Dentistry has always been medicine’s poor cousin, lower in prestige and funding, with much less definitive research; this means that it’s harder for someone to point at a procedure and definitively say, “That was unnecessary.”
At the same time, better oral hygiene and fluoridation has increased our overall dental health; and as that was happening, dental school tuition was mounting alongside all other forms of student debt.
You can see where this is going: dentists are graduating from university buried by punishing debt; dental patients need a lot fewer money-generating procedures, and it’s easy to get away with performing unnecessary procedures. What coul possibly go wrong?
Though this is something of a perfect storm of grifty, late-stage capitalism, the lack of evidence-based standards is a huge piece of the problem. While we’re pretty sure that dental sealants are really useful for kids (though few dentists use them because they take a long time and don’t generate a lot in billings), and that fluoridation is also good for kids, there just isn’t enough evidence to say whether fluoridation benefits adults, whether flossing combats plaque (it is good for your gums though), whether you should have your wisdom teeth removed, etc. And the evidence for other common procedures is really poor or even nonexistent: everything from seeing your dentist twice a year (most people can go once every 12 or 18 months, assuming good oral hygiene); replacing metal fillings with resins, etc.
Incredibly, some of the most invasive, painful and expensive procedures have not been studied in any depth, including whether root-canaled teeth should be repaired with fillings or crowns.
What is increasingly being studied is whether dentists engage in “overtreatment” (a euphemism for unnecessary procedures). For example, 50 out of 180 Zurich dentists in one secret trial recommended totally unnecessary fillings for minor cavities.
The Atlantic‘s Ferris Jabr’s 7,500-word longread about the problems of denistry are hung on a truly ghastly news-peg: in 2012, dentist Brendon Zeidler bought a San Jose, California practice from John Roger Lund, who was retiring. As Zeidler began to see Lund’s patients, he realized that Lund had performed a shocking amount of dental surgery on his patients, at enormous expense. Lund was arrested in 2016 and is facing criminal prosecution, though he maintains his innocence.

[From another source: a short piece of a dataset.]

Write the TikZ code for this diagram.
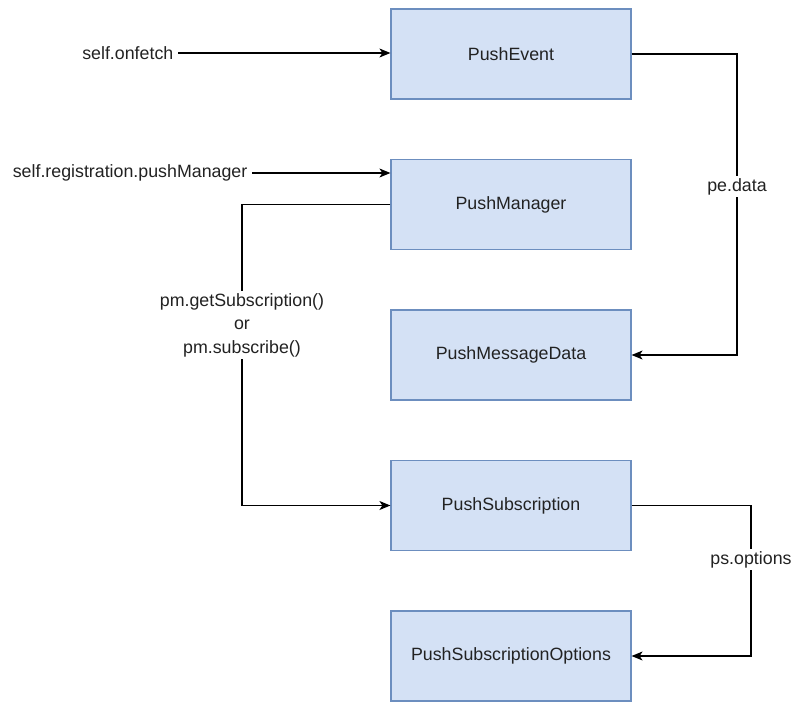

Jabr is at pains to point out that most dentists are honorable and compassionate, which is undoubtably true. I’ve had very few bad expenses with dentists (though I was shocked by US dentists’ aggressive attempts to sell me tooth-whitening services, often during a medical exam, blending a sales-pitch with the medical advice they were giving me). On the other hand, my mother and her family had most of their teeth drilled out in the 50s and 60s by a dentist who is widely believed to have been a butcher who lined his pockets by mutilating his patients’ mouths.
Among other problems, dentistry’s struggle to embrace scientific inquiry has left dentists with considerable latitude to advise unnecessary procedures—whether intentionally or not. The standard euphemism for this proclivity is overtreatment. Favored procedures, many of which are elaborate and steeply priced, include root canals, the application of crowns and veneers, teeth whitening and filing, deep cleaning, gum grafts, fillings for “microcavities”—incipient lesions that do not require immediate treatment—and superfluous restorations and replacements, such as swapping old metal fillings for modern resin ones. Whereas medicine has made progress in reckoning with at least some of its own tendencies toward excessive and misguided treatment, dentistry is lagging behind. It remains “largely focused upon surgical procedures to treat the symptoms of disease,” Mary Otto writes. “America’s dental care system continues to reward those surgical procedures far more than it does prevention.”
“Excessive diagnosis and treatment are endemic,” says Jeffrey H. Camm, a dentist of more than 35 years who wryly described his peers’ penchant for “creative diagnosis” in a 2013 commentary published by the American Dental Association. “I don’t want to be damning. I think the majority of dentists are pretty good.” But many have “this attitude of ‘Oh, here’s a spot, I’ve got to do something.’ I’ve been contacted by all kinds of practitioners who are upset because patients come in and they already have three crowns, or 12 fillings, or another dentist told them that their 2-year-old child has several cavities and needs to be sedated for the procedure.”
Trish Walraven, who worked as a dental hygienist for 25 years and now manages a dental-software company with her husband in Texas, recalls many troubling cases: “We would see patients seeking a second opinion, and they had treatment plans telling them they need eight fillings in virgin teeth. We would look at X-rays and say, ‘You’ve got to be kidding me.’ It was blatantly overtreatment—drilling into teeth that did not need it whatsoever.”